Platt surprised by number, but financial position called ‘much healthier’
Richmond, Va. | David Platt’s report to the International Mission Board’s Board (IMB) of Trustees was the culmination of six month’s worth of efforts to undo the six year’s worth of overspending.
The IMB president, told trustees 1,132 total IMB personnel had accepted the Voluntary Retirement Incentive (VRI) or Hand Raising Opportunity (HRO). The numbers broke down to 702 missionaries and 109 staff personnel accepting the VRI, and 281 missionaries and 40 staff accepting the HRO. The positions of 30 personnel in IMB’s Richmond communications office were eliminated in its mobilization restructure.
The total was nearly twice the minimum number the mission board needed to depart to balance its budget. As a result, the number of missionaries on the field are down to around 3,800, a number not seen 1992 when, according to Southern Baptist Convention (SBC) annual reports, the year ended with 3,893 international missionaries were serving.
Platt told reporters participating in a press conference via telephone February 24, “The numbers surprised me, for which I don’t have an explanation. We’ve put it in the hands of missionaries as much as possible… This a larger number than I or anyone else was anticipating. We called on people to pray so we’re going to trust in the Lord and his decision.”
While the press conference was taking place, Platt told reporters a severe storm was passing through and noted the lights were flickering on and off. A few minutes later the lights went out and a Tornado Warning Alert could be heard. The press conference was stopped for a half hour until the storm passed.
After discussing the numbers, Platt told the gathered media, “I want to talk about the number of missionaries who are left. Thousands of missionaries remain on the field, with thousands of years of collective experience. Everyone of them on the field has been placed there by God.”
IMB reported it had “consistently spent more money than it has received — a combined $210 million more since 2010…Because 80 percent of IMB’s budget is devoted to personnel salary, benefits and support expenses, leaders determined a need to reduce the total number of personnel by approximately 600-800 people to get to a healthy financial place in the present for sustained growth and engagement in the future.”
The Illinois Baptist asked what his reaction was to receiving almost double the number of resignations needed? “My heart is heavy but hopeful,” he answered. “Heavy in a sense that my heart is not to see less people on the field. My heart is heavy seeing the effects…It’s a hopeful confidence mingled with that heaviness.”
“What does this say about the confidence the missions force has in the new leadership?” the Illinois Baptist asked in a follow-up. Platt replied, “I’m very encouraged to see God working in the middle of all this. I have a hopeful confidence in what the IMB will be able to do in the future.
“I hope Southern Baptists see a serious desire to love and lead the IMB well…This is in no way a commentary on past leadership. Past leadership made a bold decision to put people on the field.”

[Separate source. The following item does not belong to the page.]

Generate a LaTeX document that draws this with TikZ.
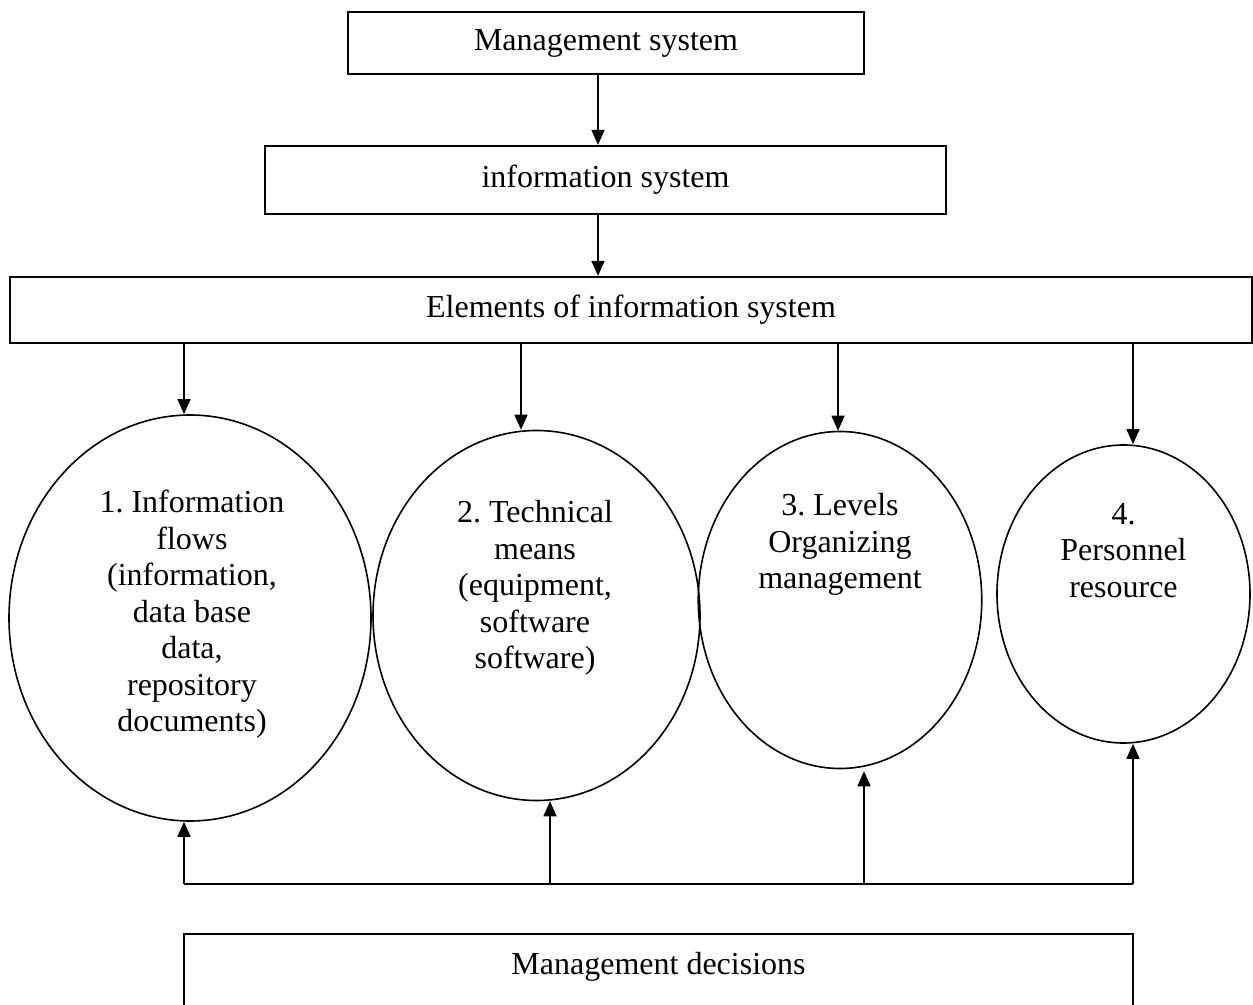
\documentclass[tikz,border=0pt]{standalone}
\usepackage{fontspec}
\setmainfont{Liberation Serif}
\usetikzlibrary{arrows.meta,shapes.geometric}
\frenchspacing
\begin{document}
\begin{tikzpicture}[x=0.5pt,y=-0.5pt,
  txt/.style={font=\fontsize{16}{18.25}\selectfont},
  box/.style={draw, rectangle, line width=1.1pt, inner sep=0pt, txt},
  oval/.style={draw, ellipse, line width=0.8pt, inner sep=0pt},
  lbl/.style={align=center, anchor=north, inner sep=0pt, txt},
  arr/.style={line width=0.75pt, -{Triangle[length=7.5pt,width=6.5pt]}},
  bus/.style={line width=1.1pt}]
\useasboundingbox (0,0) rectangle (1253,1005);
\clip (0,0) rectangle (1253,1005);

% top chain of boxes
\node[box, minimum width=258pt, minimum height=31pt] (b1) at (606,43) {\raisebox{-1pt}{Management system}};
\node[box, minimum width=340.5pt, minimum height=34pt] (b2) at (605.5,180) {information system};
\node[box, minimum width=621pt, minimum height=33pt] (b3) at (631,310) {Elements of information system};

% the four elements
\node[oval, minimum width=181pt, minimum height=203pt] (e1) at (190,618) {};
\node[oval, minimum width=163.5pt, minimum height=185pt] (e2) at (536.5,615.5) {};
\node[oval, minimum width=141.75pt, minimum height=168.5pt] (e3) at (840,600) {};
\node[oval, minimum width=126.5pt, minimum height=149pt] (e4) at (1123.5,594) {};

\node[lbl] (t1) at (192,490) {1. Information\\flows\\(information,\\data base\\data,\\repository\\documents)};
\node[lbl] (t2) at (535,500) {2. Technical\\means\\(equipment,\\software\\software)};
\node[lbl] (t3) at (840,493) {3. Levels\\Organizing\\management};
\node[lbl] (t4) at (1123.5,503) {4.\\Personnel\\resource};

% decisions box, running past the lower edge
\node[box, minimum width=474.5pt, minimum height=45pt, anchor=north] (b4) at (658.5,933) {};
\node[txt, inner sep=0pt] (t5) at (658.5,967) {Management decisions};

% x positions of the vertical connectors
\coordinate (m) at (598,0);
\coordinate (d1) at (184,0);
\coordinate (d2) at (521,0);
\coordinate (d3) at (838,0);
\coordinate (d4) at (1133,0);
\coordinate (u1) at (184,0);
\coordinate (u2) at (550,0);
\coordinate (u3) at (864,0);
\coordinate (u4) at (1133,0);
\coordinate (busy) at (0,884);

\draw[arr] (m |- b1.south) -- (m |- b2.north);
\draw[arr] (m |- b2.south) -- (m |- b3.north);

\draw[arr] (d1 |- b3.south) -- (d1 |- e1.north);
\draw[arr] (d2 |- b3.south) -- (d2 |- e2.north);
\draw[arr] (d3 |- b3.south) -- (d3 |- e3.north);
\draw[arr] (d4 |- b3.south) -- (d4 |- e4.north);

\draw[bus] (u1 |- busy) -- (u4 |- busy);
\draw[arr] (u1 |- busy) -- (u1 |- e1.south);
\draw[arr] (u2 |- busy) -- (u2 |- e2.south);
\draw[arr] (u3 |- busy) -- ([yshift=-1pt]u3 |- e3.south);
\draw[arr] (u4 |- busy) -- (u4 |- e4.south);
\end{tikzpicture}
\end{document}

Platt also addressed a question he said people have been asking, “How can you send thousands more when you just sent a thousand off the field?” His answer focused on what some would describe as marketplace missions, “limitless opportunities for people to work overseas and retire overseas.” In turn they would be funded by their paychecks and pensions. He also noted mission opportunities for students studying abroad.
One reporter expressed concerns from churches about the departure of so many missionaries leaving a “brain drain” on the field. Platt responded, “We encouraged missionaries returning to take their last days on the field to pour into our national partners and other IMB missionaries that were still there.”
Another reporter asked Platt if he saw this proposed use of self-funded missionaries as the IMB taking a societal approach to missions.
In his answer Platt noted, people who get jobs overseas and are paid by their businesses, universities provide scholarships to students, and countries in southeast Asia are seeking Westerners to retire there “rolling out the red carpet.” With these opportunities, he asked, “How can we not support the core paid missionaries with those around them that can help?”
He continued, “I can’t pray Matthew 7:9 and then tell people who want to serve with the IMB, ‘no.’ God’s created these other avenues…”
Platt also responded to a question regarding what kind of response he has heard from Southern Baptists. “I’ve not been surprised by the feedback from Southern Baptist pastors and church leaders,” he shared. “They’re thankful we’ve chosen to stewardship resources in the way we have…They’ve been very encouraging. Once they hear the big picture they say that makes sense, thank you for making that decision.”
He went on to say, “People aren’t happy about it. I’m not happy about it. It’s a hard reality for Southern Baptists to face that we don’t have the resources to keep more people on the field….I expect people to be upset that people are leaving the field but God’s leading us to greater financial stewardship.”
SBC President Ronnie Floyd told Baptist Press, “This reset is not regress or retreat. Southern Baptist churches must see this as a fresh calling to reaching the world for Christ. Now is the time to go forward with a clear vision and an aggressive strategy to make disciples of all the nations for Christ.”
Twenty-six new missionaries were appointed to the International Mission Board Feb. 23, in a service that was the first to be live-streamed.
The IMB Board of Trustees met February 22-24 in Richmond, Virginia.